By Matthew Klein | Monday, July 20
Tech Melt-Up. High-flying tech stocks flew even higher today, although
there wasn’t any obvious reason why. The Nasdaq
Composite jumped 2.5%, with many of its biggest
constituents up far more. Microsoft was up more than
4%, Amazon.com was up 8%, and Tesla was up 10%. There
was no news from any of the companies to justify the moves. For perspective,
the broader S&P 500 index, which
includes almost all of the biggest Nasdaq stocks except Tesla (the company
hasn’t fulfilled the index’s GAAP profitability requirement) was up just
0.8% on the day.
In fact, many of America’s big companies were down on the
day, with only 177 of the 500 components of the S&P positive. Moreover, of
the index’s 11 sectors, only three were positive: communication services (which
includes Alphabet, Facebook, Netflix, and Twitter), consumer discretionary (led by Amazon), and technology. Every other category was down on
Monday, with consumer staples, energy, industrials, and utilities all down more
than 1%.
The Shanghai
Composite did even better than the Nasdaq today, gaining
more than 3%. So far this year, the index is up 9%, which is rather remarkable
considering what has happened to China’s economy, much less the global
economy. And unlike the Nasdaq or China’s own Shenzhen exchange, the Shanghai Composite isn’t a tech-heavy index.
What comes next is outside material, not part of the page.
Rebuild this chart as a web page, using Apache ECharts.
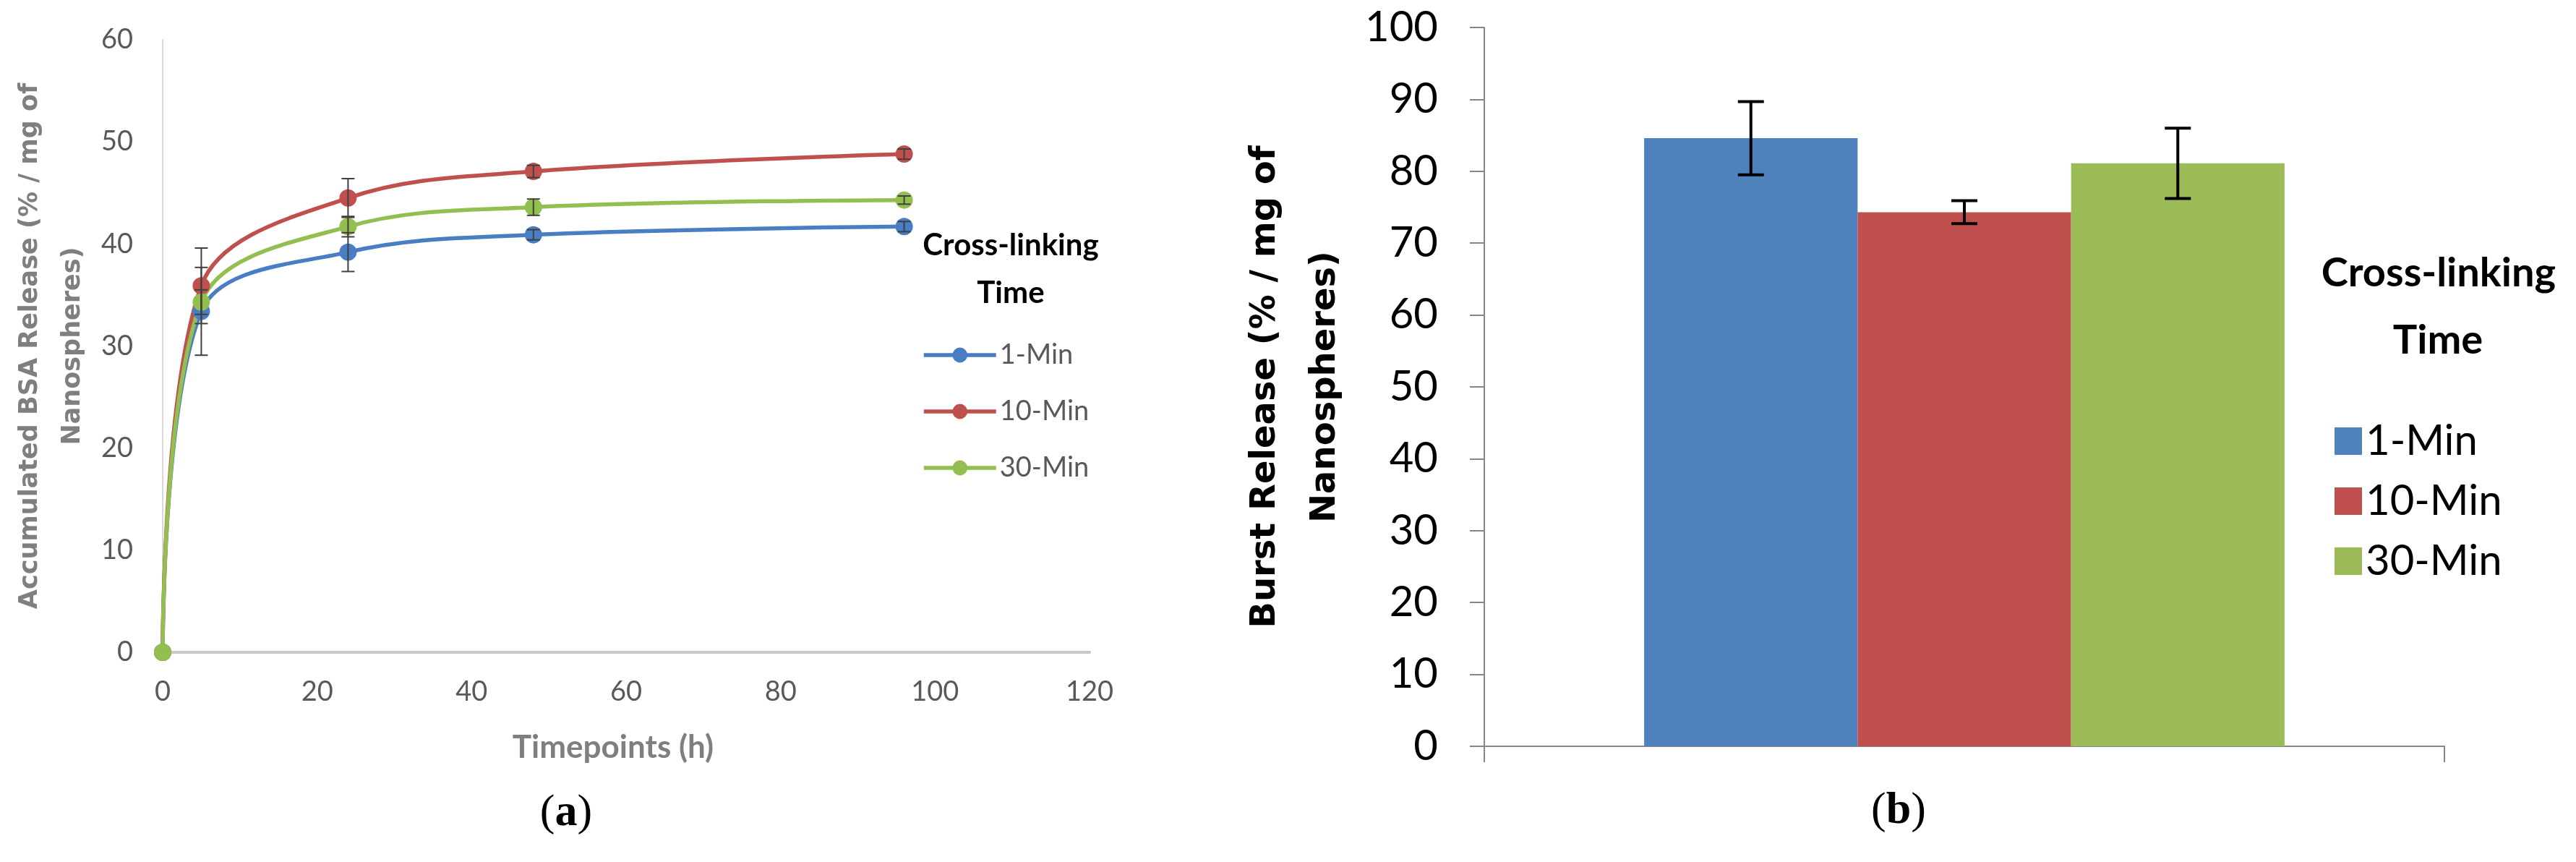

The biggest constituent is a distiller of hard liquor popular at banquets,
while the other top index members are banks, insurers, and the state-run oil
company.
Chinese
stocks have been doing well thanks in part to one of the Chinese government’s
periodic efforts to push Chinese retail investors into the market.
(The last time that happened was 2015, which led to an epic bubble and bust.) China’s economic
fundamentals aren’t obviously better now than before the coronavirus crisis.
But the Chinese stock market often diverges wildly from fundamentals—the
Shanghai Composite is still almost 50% below its 2007 peak.